• **WHAT YOU HAVE TO DO**
Pictures excluded, return the lines below from the first through the line holding "GRID_Y = [-25.80, -25.225]".

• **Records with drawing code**

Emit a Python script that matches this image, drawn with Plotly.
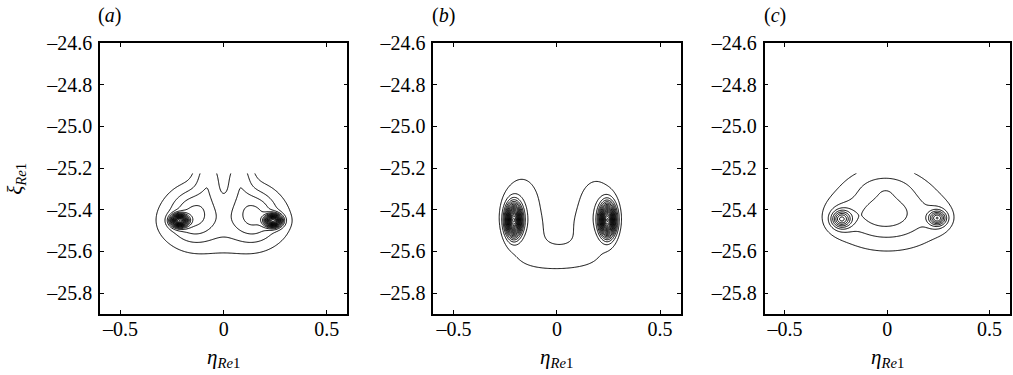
import numpy as np
import plotly.graph_objects as go

# ---- grid extent of the computed field (top edge cut as in the reference) ----
GRID_X = [-0.45, 0.45]
GRID_Y = [-25.80, -25.225]

# ---- panel (a): blob components (centre x, centre y, amplitude, sigma x, sigma y) ----
A_CX  = [0.00, -0.15, 0.15, -0.075, 0.075, -0.215, 0.240]
A_CY  = [-25.46, -25.42, -25.42, -25.23, -25.23, -25.452, -25.452]
A_AMP = [2.0, 2.8, 2.8, 2.3, 2.3, 16.0, 16.0]
A_SX  = [0.25, 0.075, 0.075, 0.045, 0.045, 0.026, 0.026]
A_SY  = [0.119, 0.085, 0.085, 0.08, 0.08, 0.019, 0.019]

# ---- panel (b) ----
B_CX  = [-0.17, 0.19, 0.00, -0.10, 0.11, -0.21, 0.245]
B_CY  = [-25.39, -25.40, -25.63, -25.50, -25.49, -25.45, -25.45]
B_AMP = [1.6, 1.6, 1.4, 0.4, 0.4, 18.0, 18.0]
B_SX  = [0.085, 0.085, 0.15, 0.05, 0.05, 0.025, 0.025]
B_SY  = [0.14, 0.14, 0.06, 0.06, 0.06, 0.05, 0.05]

# ---- panel (c) ----
C_CX  = [0.00, -0.02, -0.02, -0.01, -0.22, 0.245, -0.224, 0.245]
C_CY  = [-25.42, -25.42, -25.20, -25.29, -25.44, -25.44, -25.445, -25.44]
C_AMP = [3.0, 0.7, 0.5, 0.8, 1.3, 1.2, 5.5, 5.5]
C_SX  = [0.20, 0.09, 0.15, 0.09, 0.045, 0.04, 0.03, 0.027]
C_SY  = [0.12, 0.05, 0.10, 0.04, 0.045, 0.04, 0.026, 0.022]

PANEL_LABELS = ["(<i>a</i>)", "(<i>b</i>)", "(<i>c</i>)"]
X_TICKS = [-0.5, 0, 0.5]
X_TICKTEXT = ["\u20130.5", "0", "0.5"]
Y_TICKS = [-25.8, -25.6, -25.4, -25.2, -25.0, -24.8, -24.6]
Y_TICKTEXT = ["\u201325.8", "\u201325.6", "\u201325.4", "\u201325.2", "\u201325.0", "\u201324.8", "\u201324.6"]
X_TITLE = "<i>\u03b7</i><sub><i>Re</i>1</sub>"
Y_TITLE = "<i>\u03be</i><sub><i>Re</i>1</sub>"

xg = np.linspace(GRID_X[0], GRID_X[1], 226)
yg = np.linspace(GRID_Y[0], GRID_Y[1], 145)
XX, YY = np.meshgrid(xg, yg)


def field(cx, cy, amp, sx, sy):
    z = np.zeros_like(XX)
    for a, b, c, d, e in zip(cx, cy, amp, sx, sy):
        z += c * np.exp(-0.5 * (((XX - a) / d) ** 2 + ((YY - b) / e) ** 2))
    return z


fields = [field(A_CX, A_CY, A_AMP, A_SX, A_SY),
          field(B_CX, B_CY, B_AMP, B_SX, B_SY),
          field(C_CX, C_CY, C_AMP, C_SX, C_SY)]

L, R, T, B = 100, 1, 43, 61
W, H = 1013, 375
PW = W - L - R
PH = H - T - B
px_left = [100, 434, 766]
px_right = [348, 682, 1012]
domains = [[(pl - L) / PW, (pr - L) / PW] for pl, pr in zip(px_left, px_right)]

fig = go.Figure()
FONT = "Liberation Serif, Times New Roman, serif"

for i, z in enumerate(fields):
    sfx = "" if i == 0 else str(i + 1)
    fig.add_trace(go.Contour(
        x=xg, y=yg, z=z,
        xaxis="x" + sfx, yaxis="y" + sfx,
        contours=dict(start=1, end=40, size=1, coloring="lines"),
        colorscale=[[0, "black"], [1, "black"]],
        showscale=False, line=dict(width=1), hoverinfo="skip",
    ))
    axcommon = dict(showline=True, linecolor="black", linewidth=1.5, mirror="ticks",
                    ticks="inside", ticklen=4, tickwidth=1, tickcolor="black",
                    showgrid=False, zeroline=False,
                    tickfont=dict(family=FONT, size=20, color="black"))
    fig.update_layout(**{
        "xaxis" + sfx: dict(domain=domains[i], range=[-0.6, 0.6], tickvals=X_TICKS,
                            ticktext=X_TICKTEXT, anchor="y" + sfx,
                            ticklabelstandoff=-4, **axcommon),
        "yaxis" + sfx: dict(domain=[0, 1], range=[-25.9, -24.6], tickvals=Y_TICKS,
                            ticktext=Y_TICKTEXT, anchor="x" + sfx,
                            ticklabelstandoff=2, **axcommon),
    })
    cx = (px_left[i] + px_right[i]) / 2
    fig.add_annotation(text=PANEL_LABELS[i], xref="paper", yref="paper",
                       x=(px_left[i] + 10 - L) / PW, y=1 + (T - 15) / PH,
                       showarrow=False, xanchor="center", yanchor="middle",
                       font=dict(family=FONT, size=20, color="black"))
    fig.add_annotation(text=X_TITLE, xref="paper", yref="paper",
                       x=(cx - L) / PW, y=-(358 - (T + PH)) / PH,
                       showarrow=False, xanchor="center", yanchor="middle",
                       font=dict(family=FONT, size=21, color="black"))

fig.add_annotation(text=Y_TITLE, xref="paper", yref="paper",
                   x=(15 - L) / PW, y=0.5, textangle=-90,
                   showarrow=False, xanchor="center", yanchor="middle",
                   font=dict(family=FONT, size=21, color="black"))

fig.update_layout(width=W, height=H, margin=dict(l=L, r=R, t=T, b=B),
                  plot_bgcolor="white", paper_bgcolor="white", showlegend=False)

fig.write_html("out.html", config={"displayModeBar": False},
               post_script="document.body.style.margin='0';document.body.style.padding='0';")
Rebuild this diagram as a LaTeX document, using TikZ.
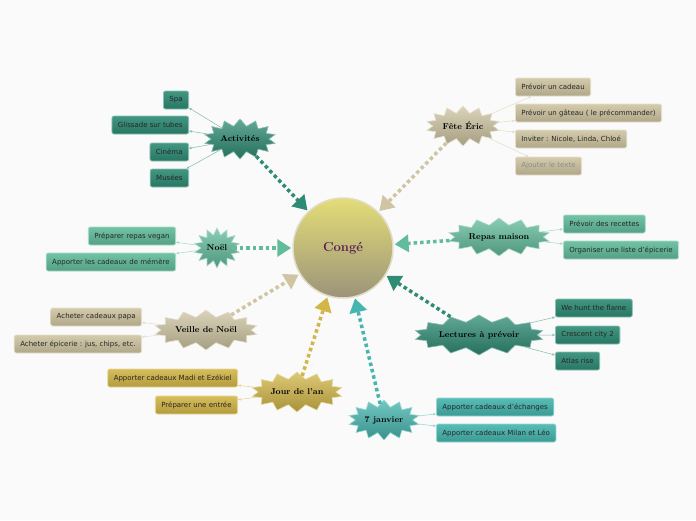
\documentclass[tikz,border=0pt]{standalone}
\usepackage{fontspec}
\setsansfont{DejaVu Sans}
\usetikzlibrary{arrows.meta,shapes.symbols}
\definecolor{deepteal}{HTML}{2E8B74}
\definecolor{mint}{HTML}{62BC9C}
\definecolor{sand}{HTML}{CFC5A2}
\definecolor{gold}{HTML}{D2B648}
\definecolor{aqua}{HTML}{45B5AE}
\definecolor{plum}{HTML}{5C1C54}
\begin{document}
\begin{tikzpicture}[x=1pt,y=-1pt,font=\sffamily\fontsize{7}{8}\selectfont,
  topic/.style={starburst,random starburst=0,starburst points=14,starburst point height=7pt,
    inner sep=1pt,draw=#1!55!white,line width=.6pt,top color=#1!75!white,bottom color=#1!80!black,
    font=\rmfamily\bfseries\fontsize{8.5}{9}\selectfont},
  leaf/.style={rounded corners=2pt,draw=#1!55!white,line width=.8pt,top color=#1!90!white,
    bottom color=#1!85!black,minimum height=18pt,inner xsep=6pt,text=black!85},
  link/.style={draw=#1,line width=3.5pt,dash pattern=on 3.5pt off 3pt,shorten >=1pt,
    -{Triangle[length=14pt,width=17pt]}},
  twig/.style={draw=#1!60!white,line width=.5pt,-{Stealth[length=3pt,width=2.5pt]}}]
  \useasboundingbox[fill=black!2] (0,0) rectangle (696,520);
  % centre
  \node[circle,minimum size=100pt,draw=sand!60!white,line width=1.5pt,top color=yellow!35!sand!90!white,
    bottom color=sand!75!black,font=\rmfamily\bfseries\fontsize{13}{15}\selectfont,text=plum] (conge) at (343,248) {Congé};
  % topics
  \node[topic=deepteal,minimum width=62pt,minimum height=40pt] (act) at (240,139) {Activités};
  \node[topic=sand,minimum width=62pt,minimum height=40pt] (fete) at (463,126) {Fête Éric};
  \node[topic=mint,minimum width=40pt,minimum height=40pt] (noel) at (217,248) {Noël};
  \node[topic=mint,minimum width=90pt,minimum height=38pt] (repas) at (499,237) {Repas maison};
  \node[topic=sand,minimum width=88pt,minimum height=40pt] (veille) at (206,330) {Veille de Noël};
  \node[topic=deepteal,minimum width=112pt,minimum height=40pt] (lect) at (479,335) {Lectures à prévoir};
  \node[topic=gold,minimum width=78pt,minimum height=40pt] (jour) at (297,392) {Jour de l'an};
  \node[topic=aqua,minimum width=62pt,minimum height=40pt] (janv) at (384,420) {7 janvier};
  % links to the centre
  \foreach \t/\c in {act/deepteal,fete/sand,noel/mint,repas/mint,veille/sand,lect/deepteal,jour/gold,janv/aqua}
    \draw[link=\c] (\t) -- (conge);
  % leaves
  \foreach \n/\y/\l in {a1/100/Spa,a2/125/Glissade sur tubes,a3/152/Cinéma,a4/178/Musées} {
    \node[leaf=deepteal,anchor=east] (\n) at (189,\y) {\l};
    \draw[twig=deepteal] (act) -- (\n);
  }
  \foreach \n/\y/\l in {f1/87/Prévoir un cadeau,f2/113/Prévoir un gâteau ( le précommander),f3/139/{Inviter : Nicole, Linda, Chloé}} {
    \node[leaf=sand,anchor=west] (\n) at (515,\y) {\l};
    \draw[twig=sand] (fete) -- (\n);
  }
  \node[leaf=sand,anchor=west,text=black!45] (f4) at (515,166) {Ajouter le texte};
  \draw[twig=sand] (fete) -- (f4);
  \foreach \n/\y/\l in {n1/236/Préparer repas vegan,n2/262/Apporter les cadeaux de mémère} {
    \node[leaf=mint,anchor=east] (\n) at (176,\y) {\l};
    \draw[twig=mint] (noel) -- (\n);
  }
  \foreach \n/\y/\l in {r1/224/Prévoir des recettes,r2/250/Organiser une liste d'épicerie} {
    \node[leaf=mint,anchor=west] (\n) at (563,\y) {\l};
    \draw[twig=mint] (repas) -- (\n);
  }
  \foreach \n/\y/\l in {v1/317/Acheter cadeaux papa,v2/344/{Acheter épicerie : jus, chips, etc.}} {
    \node[leaf=sand,anchor=east] (\n) at (142,\y) {\l};
    \draw[twig=sand] (veille) -- (\n);
  }
  \foreach \n/\y/\l in {l1/308/We hunt the flame,l2/335/Crescent city 2,l3/361/Atlas rise} {
    \node[leaf=deepteal,anchor=west] (\n) at (555,\y) {\l};
    \draw[twig=deepteal] (lect) -- (\n);
  }
  \foreach \n/\y/\l in {j1/378/Apporter cadeaux Madi et Ezékiel,j2/405/Préparer une entrée} {
    \node[leaf=gold,anchor=east] (\n) at (238,\y) {\l};
    \draw[twig=gold] (jour) -- (\n);
  }
  \foreach \n/\y/\l in {s1/407/Apporter cadeaux d'échanges,s2/433/Apporter cadeaux Milan et Léo} {
    \node[leaf=aqua,anchor=west] (\n) at (436,\y) {\l};
    \draw[twig=aqua] (janv) -- (\n);
  }
\end{tikzpicture}
\end{document}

• **RESPONSE**
Emit a Python script that matches this image, drawn with Plotly.
import numpy as np
import plotly.graph_objects as go

# ---- grid extent of the computed field (top edge cut as in the reference) ----
GRID_X = [-0.45, 0.45]
GRID_Y = [-25.80, -25.225]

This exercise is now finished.